Avatar: Fire and Ash

Following in the soggy footsteps of Way of Water, in Avatar’s third instalment the Na’vi are Na’viing the sky people are back again again, and Eywa continues to move in mysterious ways. But who will win the penultimate-but-one battle for the future of Pandora?

Director James Cameron already has two of the greatest sequels of all time under his belt in Terminator 2 and Aliens. Both stepped up the scale while providing a new twist on what people loved about the originals. This is his first attempt a threequel, though Avatar 2 and 3 were conceived as a single movie, and the fact they were split alone shows the huge leap in scale. But now the arc has reached its end, it’s apparent that the story this marvellous world was built for was really completed in part 1, and the additional six-and-a-half hours on Pandora has been little more than a vastly extended retelling.

Like Way of Water, Fire and Ash is high on plot details but light on story. Numerous characters and subplots unfold around familiar beats, but are of little consequence other than to trick us into thinking we’re watching something new, and provide enough padding to justify the outlandish, spectacular finale.

Once again Jake Sully brings destruction on all he meets, like a futuristic Frank Spencer. Not content with his presence nearly destroying the Metkayina clan and losing one of his children, he is now intent on arming the peaceful Na’vi with automatic weapons, and concocts a hare-brained scheme to flee with his family, leading to a disaster to rival the Hindenburg. Maybe in part 4 he will introduce measles to Pandora.

A core problem with Avatar is that its characters have never matched the grand aspirations of its visuals. The greatest epics from Lawrence of Arabia to The Lord of the Rings are not just eyeball fodder, they’re heartstring-yankers too. But outside of Avatar’s dazzling action sequences it’s rare to feel anything at all. It’s not that the film isn’t full of emotionally-significant moments for the characters; and their meticulously-rendered facial expressions can’t be faulted.

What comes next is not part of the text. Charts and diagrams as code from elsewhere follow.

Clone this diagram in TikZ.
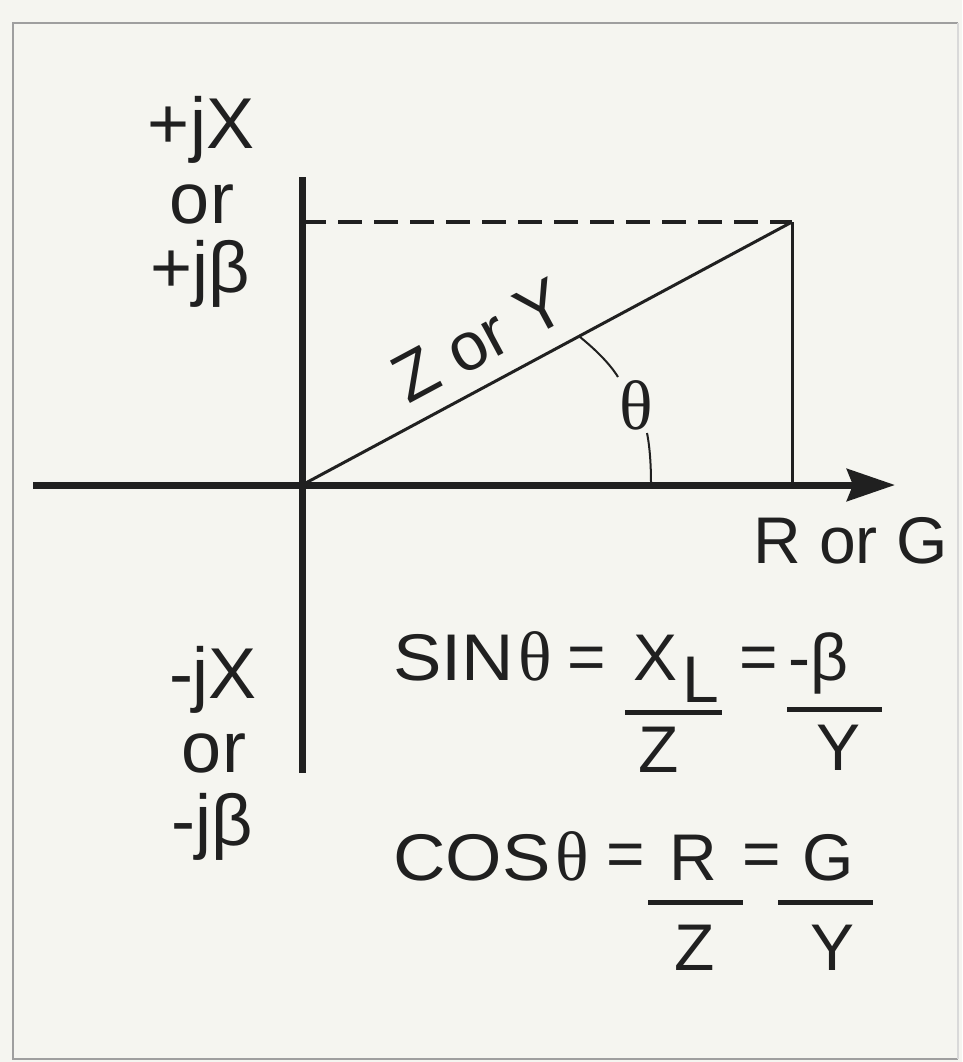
\documentclass[tikz,border=0pt]{standalone}
\usepackage{fontspec}
\setmainfont{Liberation Sans}
\newfontfamily\thetafont{Liberation Serif}
\usetikzlibrary{arrows.meta}
\definecolor{paper}{RGB}{245,245,240}
\definecolor{ink}{RGB}{32,32,32}
\newcommand{\hwide}[1]{\scalebox{1.1}[1.0]{#1}}
\begin{document}
\begin{tikzpicture}[x=1pt,y=-1pt,
  lbl/.style={font=\fontsize{72}{72}\selectfont, text=ink, inner sep=0pt},
  eq/.style={font=\fontsize{66}{66}\selectfont, text=ink, inner sep=0pt},
  eqth/.style={font=\thetafont\fontsize{70}{70}\selectfont, text=ink, inner sep=0pt},
  axisline/.style={draw=ink, line width=7pt},
  thinline/.style={draw=ink, line width=3pt},
  arcline/.style={draw=ink, line width=2pt},
  fracbar/.style={draw=ink, line width=5pt},
]
\useasboundingbox (0,0) rectangle (962,1062);
\fill[paper] (0,0) rectangle (962,1062);
% frame
\draw[gray!75, line width=2.5pt] (958,23) -- (13,23) -- (13,1059) -- (958,1059);
\draw[gray!30, line width=2pt] (958,23) -- (958,1059);

% coordinates
\coordinate (O) at (302,485);
\coordinate (xleft) at (33,485);
\coordinate (xright) at (895,485);
\coordinate (ytop) at (302,177);
\coordinate (ybot) at (302,773);
\coordinate (P) at (792,222);
\coordinate (Px) at (792,485);
\coordinate (Py) at (302,222);

% axes
\draw[axisline] (ytop) -- (ybot);
\draw[axisline, -{Stealth[length=48pt,width=32pt,inset=6pt]}] (xleft) -- (xright);
% rectangle parts
\draw[ink, line width=4pt, dash pattern=on 24pt off 12pt] (Py) -- (P);
\draw[thinline] (P) -- (Px);
\draw[thinline] (O) -- (P);
% angle arc
\coordinate (a1) at (580,337);
\coordinate (a2) at (618,377);
\coordinate (a3) at (647,433);
\coordinate (a4) at (651,484);
\draw[arcline] (a1) .. controls (596,350) and (610,364) .. (a2);
\draw[arcline] (a3) .. controls (650,448) and (651,466) .. (a4);
\node[eqth] (th) at (636,405) {θ};

% hypotenuse label
\node[font=\fontsize{68}{68}\selectfont, text=ink, inner sep=0pt, anchor=base, rotate=28.2] (zy) at (490,361) {Z or Y};

% axis labels
\node[eq, anchor=base west] (rg) at (753,563) {R or G};
\node[lbl, anchor=base] (pjx) at (201,148) {+jX};
\node[lbl, anchor=base] (or1) at (202,223) {or};
\node[lbl, anchor=base] (pjb) at (200,292) {+jβ};
\node[lbl, anchor=base] (mjx) at (213,698) {-jX};
\node[lbl, anchor=base] (or2) at (214,772) {or};
\node[lbl, anchor=base] (mjb) at (212,845) {-jβ};

% sine line
\node[eq, anchor=base west] (sin) at (393,680) {\hwide{SIN}};
\node[eqth, anchor=base west] (sinth) at (518,680) {θ};
\node[eq] (eqa) at (587,663) {=};
\node[eq, anchor=base west] (xnum) at (633,680) {X};
\node[eq, anchor=base west] (lsub) at (682,702) {L};
\draw[fracbar] (625,712) -- (722,712);
\node[eq, anchor=base] (zden1) at (659,772) {Z};
\node[eq] (eqb) at (759,663) {=};
\node[eq, anchor=base west] (mbeta) at (788,680) {-β};
\draw[fracbar] (787,709) -- (882,709);
\node[eq, anchor=base] (yden1) at (838,770) {Y};

% cosine line
\node[eq, anchor=base west] (cos) at (393,880) {\hwide{COS}};
\node[eqth, anchor=base west] (costh) at (555,880) {θ};
\node[eq] (eqc) at (626,860) {=};
\node[eq, anchor=base] (rnum) at (693,880) {R};
\draw[fracbar] (648,902) -- (743,902);
\node[eq, anchor=base] (zden2) at (695,970) {Z};
\node[eq] (eqd) at (762,860) {=};
\node[eq, anchor=base] (gnum) at (828,880) {G};
\draw[fracbar] (778,902) -- (873,902);
\node[eq, anchor=base] (yden2) at (832,970) {Y};
\end{tikzpicture}
\end{document}
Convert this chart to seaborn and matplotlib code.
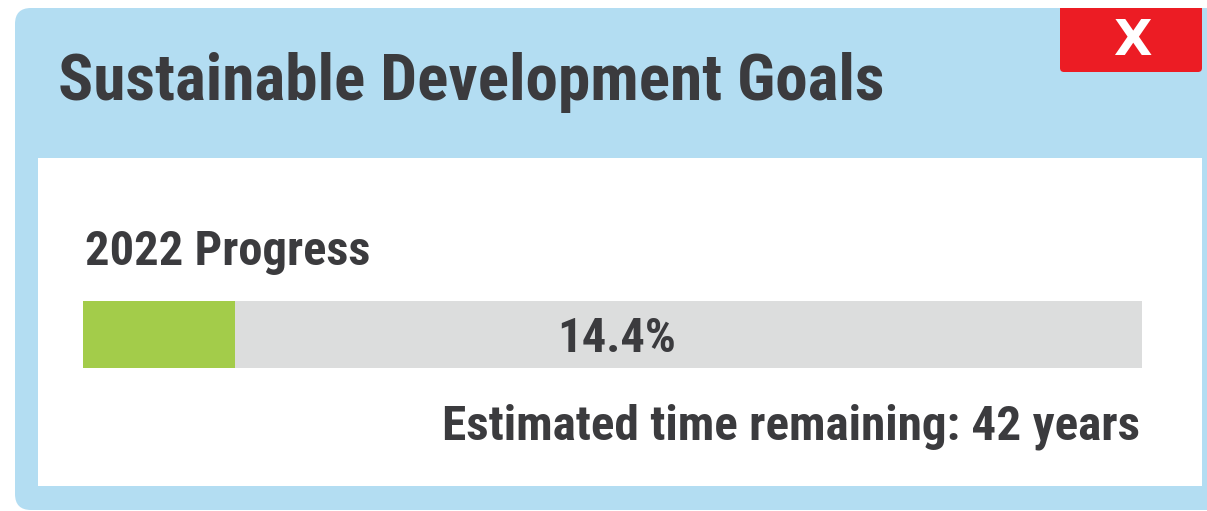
import pandas as pd
import matplotlib.pyplot as plt
import seaborn as sns
from matplotlib.patches import FancyBboxPatch, Rectangle

# values shown on the card
title = "Sustainable Development Goals"
year = 2022
progress_pct = [14.4]
years_left = 42

sns.set_theme(style="white")
plt.rcParams['font.family'] = ['Roboto Condensed', 'Liberation Sans Narrow', 'Roboto', 'DejaVu Sans']

W, H = 1207, 511
fig = plt.figure(figsize=(W / 100, H / 100), dpi=100)
fig.patch.set_facecolor('white')

# pixel-space axes for the card frame
ax = fig.add_axes([0, 0, 1, 1])
ax.set_xlim(0, W)
ax.set_ylim(H, 0)
ax.axis('off')

blue = '#b3ddf2'
text_col = '#3b3b3e'
ax.add_patch(FancyBboxPatch((15, 8), 1230, 502, boxstyle='round,pad=0,rounding_size=16',
                            fc=blue, ec='none'))
ax.add_patch(Rectangle((38, 158), 1164, 328, fc='white', ec='none'))
ax.add_patch(FancyBboxPatch((1060, 8), 142, 64, boxstyle='round,pad=0,rounding_size=4',
                            fc='#ec1c24', ec='none'))
ax.add_patch(Rectangle((1060, 8), 142, 10, fc='#ec1c24', ec='none'))
ax.text(1132, 41, 'X', ha='center', va='center', color='white', fontsize=36,
        fontweight='heavy', family='DejaVu Sans')

ax.text(58, 100, title, fontsize=47, fontweight='bold', color=text_col, va='baseline')
ax.text(85, 265, f"{year} Progress", fontsize=35, fontweight='bold', color=text_col, va='baseline')

# progress bar
bax = fig.add_axes([83 / W, 1 - 368 / H, (1142 - 83) / W, 67 / H])
df = pd.DataFrame({'goal': ['SDG'], 'total': [100], 'done': progress_pct})
sns.barplot(data=df, x='total', y='goal', color='#dcdddd', saturation=1, width=1,
            linewidth=0, ax=bax)
sns.barplot(data=df, x='done', y='goal', color='#a3cc4a', saturation=1, width=1,
            linewidth=0, ax=bax)
bax.set_xlim(0, 100)
bax.set_ylim(0.5, -0.5)
bax.axis('off')

# label sits on the bar axes so it is drawn above the bars
bax.text(617, 352, f"{progress_pct[0]}%", fontsize=35, fontweight='bold', color=text_col,
         ha='center', va='baseline', transform=ax.transData, zorder=5)
ax.text(1140, 440, f"Estimated time remaining: {years_left} years", fontsize=35.5,
        fontweight='bold', color=text_col, ha='right', va='baseline')

fig.savefig('out.png', dpi=100)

The finger of blame could more fairly be directed towards the writing, from the perfunctory, cliché-ridden dialogue (“I’m dying. But first I’m going to push out this baby”) to plot developments which often make little sense if you pause to think about them for a moment. And once again there’s a serious lack of humour. Some levity is brought by Jake Champion’s plucky little human Spider, but the Na’vi are achingly earnest throughout. I’ve got news for you Mr Cameron: hippies laugh too. When every frame takes detailed planning and hundreds of hours of labour, it’s truly difficult to understand why so little attention was paid to the script.

Fire and Ash is the most violent of the three, with a high body count and frequent Na’vi on Na’vi killing. And as always its bloodlust sits uncomfortably with its eco-spirituality. But as a tool to disseminate a message of the interconnectedness of living beings and the horrors of colonialism and ecocide to the broadest possible audience, it deserves light applause. As in the Way of Water the whale-like Tulkun provide some of the film’s most interesting and unusual moments. I could happily watch a two-hour David Attenborough documentary set on Pandora with no more excitement than banshees humping. But as the Na’vi corpses pile high, it’s hard to escape the conclusion that this is more for the corneas than the cranium.